Let's say you know the total website traffic in the six months for company A, an online store that sells gifts. Data suggests an uptrend during the holiday season, reaching the peak on the 20th of December, 2024. After the first half of January, there has been a relatively horizontal trend. In other words, if you had a competing gift store, you could compare your performance to this company. Although intuitive, this example of trend analysis helps you predict future results and performance or compare this company to a competitor’s activity.
One of the most common trend analysis strategies is when you are examining the share price of a financial asset to help with the decision-making process. For example, the figure below compares the share prices of two companies, X and Y, over one year.

Company X shows an overall uptrend over the past year with a small trend reversal in February. However, company Y had a horizontal trend for the first half months, after which it started to decrease.
Generally, investors are more cautious when there is a horizontal trend because it is difficult to forecast when the price will change its direction and whether it will be up or down. In this case, the share price has a steady decrease, which will result in a loss if added to your portfolio.
Trend analysis is only as good as the information you have available. And even if you believe to have the most accurate information available, statistical noise along with randomness will always be present to distort your results. Therefore, you have to be very objective about your results and not let your sentiments drive your decisions. Furthermore, you have to combine different analytical techniques since no one method will provide you the most accurate result.
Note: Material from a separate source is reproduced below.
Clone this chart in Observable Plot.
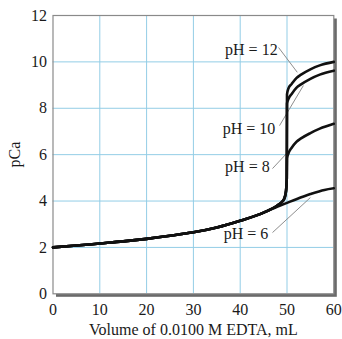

Alex Williams, CTO of FindThisBest
Company X’s increasing trend might help you predict future events and indicate that this stock is a great addition to an investor’s portfolio, especially if you have a long-term investment strategy.
However, other information should also be considered when performing a trend analysis, both related to the company itself and the overall market and the economy. Trend analysis is only one tool that investors can use to identify the profitability of a given asset.
Trend analysis using Coresignal's historical data
You can also perform trend analysis by leveraging our public web data. For example, our historical headcount data allows you to see employee number changes over time in a specific company. In investing, it provides you with valuable insights into the company's growth and longevity.

In the figure above, you can see Tesla's headcount change from September 2018 to November 2021. From this graph, you can try to make sense of what happened during the transition from the end of 2019 to the beginning of 2020 that caused a drop in headcount.
Going further, you see that the employee number kept growing steadily and consistently. You can make a prediction that the trend will keep increasing at a steady rate unless the same thing that happened at the end of 2019 happens again.
As an investor, you would need to perform an analysis and figure out what caused the drop and whether the company has implemented prevention methods to keep that from happening again.
We offer historical data starting from 2018. The longer the time period, the more notable the trend. With up to 5 years of historical data, you can analyze if and how seasons, certain political events, and other ESG factors affect a company's performance.
Summary
In general, trend analysis is extremely valuable for investors and business owners. Considering the current data availability, the value of trend analysis is inseparable from data-driven decisions, especially while leveraging public web data.
Public web data allows you to perform a more in-depth analysis, in turn outsmarting a part of your competition that is not using external data to their advantage. Data-driven trend analysis is also a great way of anticipating future events that could enhance your investment intelligence and find better business opportunities.